Ian in 2014, his dissolute life apparent

In Memorium - Ian Boycott  (Congas, bongos, timbales, tambourine, vocals, 1974-1982. Died 2020)

 

Ian used to play congas and other percussion and sing a little, but he was a great live wire to have in any group. I remember the evening he told us excitedly about some song lyrics he'd just penned and he read out his favourite line: "Her eyes were black as jade.." We all burst out laughing at the malapropism.

 

We had a lot of fun times with Ian around, and my wife and I also socialised a lot with Ian and his wife Alison. Their relationship faltered however and and they divorced shortly after. Despite always having been the life and soul of the party he had his own inner demons, perhaps work-related as well, and began to drink heavily.  He did a similar disappearing act to Nigel Maltby’s 1968 episode, but instead of going to Cornwall it seems Ian went to Auckland, New Zealand in 1983 returning to Staffordshire in 1991.  I seem to remember receiving a letter from him in which he claimed to have joined a headlining pro band whilst in New Zealand (!), although he told me recently he worked for a steel stockholding company there.

 

I said recently because out of the blue Ian emailed me in January 2014, after a silence of over thirty years.
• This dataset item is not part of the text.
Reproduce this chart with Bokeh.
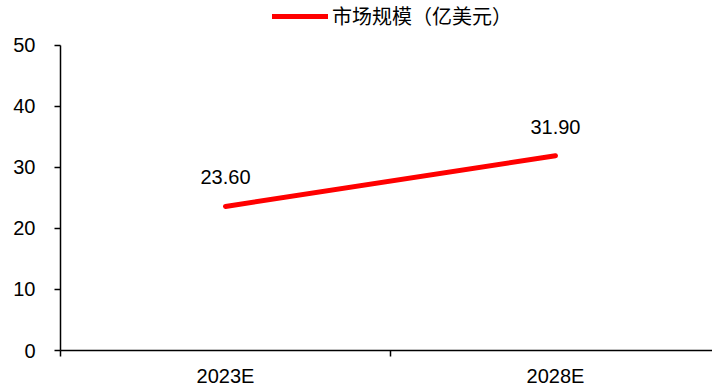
from bokeh.plotting import figure
from bokeh.models import Range1d, FixedTicker, Legend, LegendItem, ColumnDataSource
from bokeh.core.properties import value
from bokeh.embed import file_html
from bokeh.resources import INLINE

categories = ["2023E", "2028E"]
market_size = [23.60, 31.90]
series_name = "市场规模（亿美元）"
y_ticks = [0, 10, 20, 30, 40, 50]

FONT = "'Liberation Sans', 'Noto Sans CJK SC', sans-serif"

n = len(categories)
xs = [i + 0.5 for i in range(n)]
src = ColumnDataSource(dict(x=xs, y=market_size, lab=[f"{v:.2f}" for v in market_size]))

p = figure(width=712, height=389, output_backend="svg", toolbar_location=None,
           x_range=Range1d(0, 1.976), y_range=Range1d(0, 57.33),
           min_border_left=60, min_border_right=0, min_border_bottom=37, min_border_top=0)
p.outline_line_color = None
p.xgrid.visible = False
p.ygrid.visible = False
p.background_fill_color = "white"
p.border_fill_color = "white"

r = p.line("x", "y", source=src, line_width=5, line_color="#ff0000", line_cap="round")
p.text("x", "y", text="lab", source=src, text_align="center", text_baseline="middle",
       y_offset=-29, text_font_size="20px", text_font=value(FONT), text_color="#000000")

# x axis
xa = p.xaxis[0]
xa.ticker = FixedTicker(ticks=xs, minor_ticks=list(range(n + 1)))
xa.major_label_overrides = {x: c for x, c in zip(xs, categories)}
xa.major_tick_out = 0
xa.major_tick_in = 0
xa.minor_tick_out = 6
xa.minor_tick_in = 0
xa.minor_tick_line_color = "black"
xa.minor_tick_line_width = 1.5
xa.axis_line_width = 1.5
xa.axis_line_color = "black"
xa.major_label_standoff = 8
xa.major_label_text_font_size = "20px"
xa.major_label_text_font = FONT
xa.major_label_text_color = "#000000"

# y axis
ya = p.yaxis[0]
ya.ticker = FixedTicker(ticks=y_ticks)
ya.bounds = (0, 50)
ya.major_tick_out = 6
ya.major_tick_in = 0
ya.minor_tick_out = 0
ya.minor_tick_in = 0
ya.major_tick_line_width = 1.5
ya.axis_line_width = 1.5
ya.axis_line_color = "black"
ya.major_label_standoff = 19
ya.major_label_text_font_size = "20px"
ya.major_label_text_font = FONT
ya.major_label_text_color = "#000000"

legend = Legend(items=[LegendItem(label=series_name, renderers=[r])],
                orientation="horizontal", location=(212, 320),
                glyph_width=56, glyph_height=20, label_standoff=4,
                label_text_font_size="20px", label_text_font=FONT, label_text_color="#000000",
                padding=0, margin=0, border_line_alpha=0, background_fill_alpha=0,
                label_height=20, spacing=0)
p.add_layout(legend)

open("out.html", "w").write(file_html(p, INLINE))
He says he went pro in 2003, toured the USA solo singing country music, appeared on the Grand Ole Opry, met and drank with Johnny Cash and a lot of other country stars, but was now back living in The Forest of Dean with a lady he’d met at his local Methodist church (he got religion ten years ago), and they were marrying in April 2014!  Despite his church leanings he confesses he still ‘drinks, smokes and cusses’.  Sadly, he told me that his health is not good at all and he was hospitalised in 2013 on six occasions with minor strokes and stomach ulcers.  He was looking to put a local band together and had a photo feature in a local paper recently (see bottom photo, left), in his C&W garb, where he says he toured in the USA as Tommy Fallon.  The paper didn't check their story...
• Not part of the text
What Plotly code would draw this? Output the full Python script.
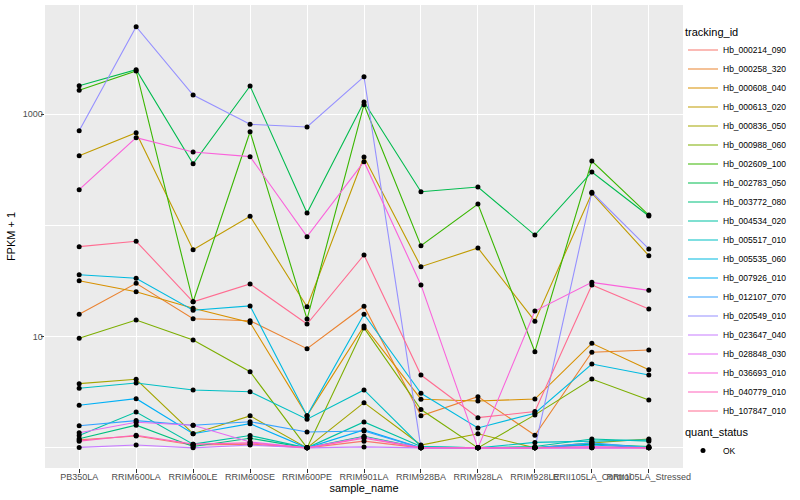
import plotly.graph_objects as go

samples = ["PB350LA", "RRIM600LA", "RRIM600LE", "RRIM600SE", "RRIM600PE", "RRIM901LA",
           "RRIM928BA", "RRIM928LA", "RRIM928LE", "RRII105LA_Control", "RRII105LA_Stressed"]

# FPKM + 1 values
hb_000214_090 = [1.18, 1.28, 1.06, 1.08, 1.0, 1.15, 1.0, 1.0, 1.0, 1.0, 1.0]
hb_000258_320 = [15.9, 30.2, 14.5, 13.9, 7.8, 18.8, 1.94, 2.89, 1.30, 7.24, 7.59]
hb_000608_040 = [31.9, 25.4, 18.0, 13.4, 1.95, 12.5, 2.74, 2.64, 2.75, 8.72, 5.05]
hb_000613_020 = [424, 683, 60.6, 121, 18.6, 413, 42.6, 62.8, 13.8, 195, 53.5]
hb_000836_050 = [3.78, 4.14, 1.34, 1.94, 1.0, 2.55, 1.06, 1.34, 1.0, 1.11, 1.20]
hb_000988_060 = [9.67, 14.1, 9.34, 4.84, 1.0, 12.0, 2.21, 1.0, 1.98, 4.16, 2.70]
hb_002609_100 = [1644, 2452, 20.6, 697, 14.4, 1220, 65.8, 156, 7.33, 380, 124]
hb_002783_050 = [1808, 2518, 359, 1797, 129.5, 1290, 201, 222, 82, 303, 121.7]
hb_003772_080 = [1.21, 1.60, 1.03, 1.22, 1.0, 1.27, 1.0, 1.0, 1.0, 1.08, 1.03]
hb_004534_020 = [1.29, 2.10, 1.08, 1.29, 1.0, 1.71, 1.03, 1.0, 1.03, 1.20, 1.15]
hb_005517_010 = [3.44, 3.83, 3.32, 3.20, 1.81, 3.32, 1.03, 1.0, 1.12, 1.15, 1.18]
hb_005535_060 = [36.1, 33.5, 17.3, 18.9, 1.95, 15.9, 3.10, 1.51, 2.05, 5.68, 4.52]
hb_007926_010 = [2.42, 2.77, 1.34, 1.65, 1.0, 1.45, 1.0, 1.0, 1.0, 1.06, 1.0]
hb_012107_070 = [1.58, 1.76, 1.60, 1.72, 1.39, 1.42, 1.0, 1.0, 1.0, 1.11, 1.0]
hb_020549_010 = [712, 6140, 1491, 813, 769, 2178, 1.0, 1.0, 1.0, 199, 61.5]
hb_023647_040 = [1.01, 1.06, 1.0, 1.06, 1.0, 1.02, 1.0, 1.0, 1.0, 1.0, 1.0]
hb_028848_030 = [1.37, 1.70, 1.60, 1.13, 1.0, 1.25, 1.0, 1.0, 1.0, 1.0, 1.0]
hb_036693_010 = [210, 616, 458, 416, 79.3, 375, 29.2, 1.0, 17.0, 30.8, 26.1]
hb_040779_010 = [1.15, 1.30, 1.08, 1.11, 1.0, 1.22, 1.0, 1.0, 1.0, 1.03, 1.0]
hb_107847_010 = [64.5, 72.1, 20.6, 29.8, 13.0, 54.3, 4.52, 1.87, 2.12, 29.2, 17.7]

tracking_ids = ["Hb_000214_090", "Hb_000258_320", "Hb_000608_040", "Hb_000613_020",
                "Hb_000836_050", "Hb_000988_060", "Hb_002609_100", "Hb_002783_050",
                "Hb_003772_080", "Hb_004534_020", "Hb_005517_010", "Hb_005535_060",
                "Hb_007926_010", "Hb_012107_070", "Hb_020549_010", "Hb_023647_040",
                "Hb_028848_030", "Hb_036693_010", "Hb_040779_010", "Hb_107847_010"]
series_values = [hb_000214_090, hb_000258_320, hb_000608_040, hb_000613_020,
                 hb_000836_050, hb_000988_060, hb_002609_100, hb_002783_050,
                 hb_003772_080, hb_004534_020, hb_005517_010, hb_005535_060,
                 hb_007926_010, hb_012107_070, hb_020549_010, hb_023647_040,
                 hb_028848_030, hb_036693_010, hb_040779_010, hb_107847_010]
colors = ["#F8766D", "#EA8331", "#D89000", "#C09B00", "#A3A500", "#7CAE00", "#39B600",
          "#00BB4E", "#00BF7D", "#00C1A3", "#00BFC4", "#00BAE0", "#00B0F6", "#35A2FF",
          "#9590FF", "#C77CFF", "#E76BF3", "#FA62DB", "#FF62BC", "#FF6C91"]
y_tick_vals = [10, 1000]
y_tick_text = ["10", "1000"]
y_minor_vals = [1, 100, 10000]

FONT = "Liberation Sans, Arial, Helvetica, sans-serif"

fig = go.Figure()
for name, vals, col in zip(tracking_ids, series_values, colors):
    fig.add_trace(go.Scatter(x=samples, y=vals, mode="lines", name=name,
                             line=dict(color=col, width=1.1), legend="legend"))

all_x = [s for vals in series_values for s in samples]
all_y = [v for vals in series_values for v in vals]
fig.add_trace(go.Scatter(x=all_x, y=all_y, mode="markers", name="OK",
                         marker=dict(color="black", size=5, symbol="circle"),
                         legend="legend2"))

fig.update_layout(
    width=800, height=500,
    margin=dict(l=45, r=117, t=5, b=32, autoexpand=False),
    paper_bgcolor="white", plot_bgcolor="#EBEBEB",
    font=dict(family=FONT, color="black"),
    showlegend=True,
    legend=dict(title=dict(text="tracking_id", font=dict(size=11)),
                font=dict(size=8.5), x=1.0, xanchor="left", y=0.965, yanchor="top",
                bgcolor="white", itemwidth=30, tracegroupgap=0),
    legend2=dict(title=dict(text="quant_status", font=dict(size=11)),
                 font=dict(size=8.5), x=1.0, xanchor="left", y=0.1, yanchor="top",
                 bgcolor="white", itemwidth=30),
)
fig.update_xaxes(type="category", categoryorder="array", categoryarray=samples,
                 range=[-0.6, 10.6], showgrid=True, gridcolor="white", gridwidth=1.1,
                 ticks="outside", ticklen=3.5, tickcolor="#333333", tickwidth=1,
                 tickfont=dict(size=9, color="#4D4D4D"), tickangle=0, zeroline=False,
                 showline=False, automargin=False, ticklabelstandoff=-3,
                 title=dict(text="sample_name", font=dict(size=11), standoff=2))
fig.update_yaxes(type="log", range=[-0.181, 3.983], tickmode="array",
                 tickvals=y_tick_vals, ticktext=y_tick_text,
                 showgrid=True, gridcolor="white", gridwidth=1.1,
                 minor=dict(tickmode="array", tickvals=y_minor_vals, showgrid=True,
                            gridcolor="white", gridwidth=0.5, ticks=""),
                 ticks="outside", ticklen=3.5, tickcolor="#333333", tickwidth=1,
                 tickfont=dict(size=9, color="#4D4D4D"), zeroline=False, showline=False,
                 automargin=False, ticklabelstandoff=-4,
                 title=dict(text="FPKM + 1", font=dict(size=11), standoff=4))

fig.write_html("out.html",
               config={"displayModeBar": False},
               post_script="document.body.style.margin='0px';"
                           "document.body.style.padding='0px';"
                           "document.documentElement.style.overflow='hidden';")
A little bit of Googling told me that Ian's USA tales were total fantasies.  He'd never appeared on the Grand Ole Opry or met all the stars he claimed to have met.  In 2014 he'd been charged with drink driving.  It was a repeat offence and he narrowly excaped jail, as reported here.   He committed perjury at his appearance in Cheltenham Magistrates Court, as obviously the prosecution hadn't bothered to check the tall tales he was telling and his defence counsel retelling.  He wrote to me from time to time, the letters mostly rambling thoughts.  His marriage didn't last, his wife becoming fed up with his dissolute ways, and she must have become wise to all his tall tales of fame that had initially intigued her.  He'd moved into her modest mobile home in the Forset of Dean, and had no money of his own, so was a burden.  Later, I heard he was living in a small flat in sheltered accommodation.  He'd got another female companion.


I tried to contact him a few years ago with a mobile number I had from a few years back, but there was no response.  I Googled and discovered an article in a Gloucester newspaper with his name in a list of people buried at the expense of the Council (they used to be referred to us 'paupers' burials') so he had no assets and no one willing/able to pay for his funeral.  He did have one asset: a fairly expensive Martin guitar (pictured left), but I don't know what happened to that.  I sent for a death certificate and found that he died on 31st March 2020 of "Chronic alcohol abuse and alcoholic liver disease".  He was probably 67 years old.  I wrote to his companion at the last address I had but received no response.  A sad ending for an old friend, whose outer bonhomie concealed a very troubled man.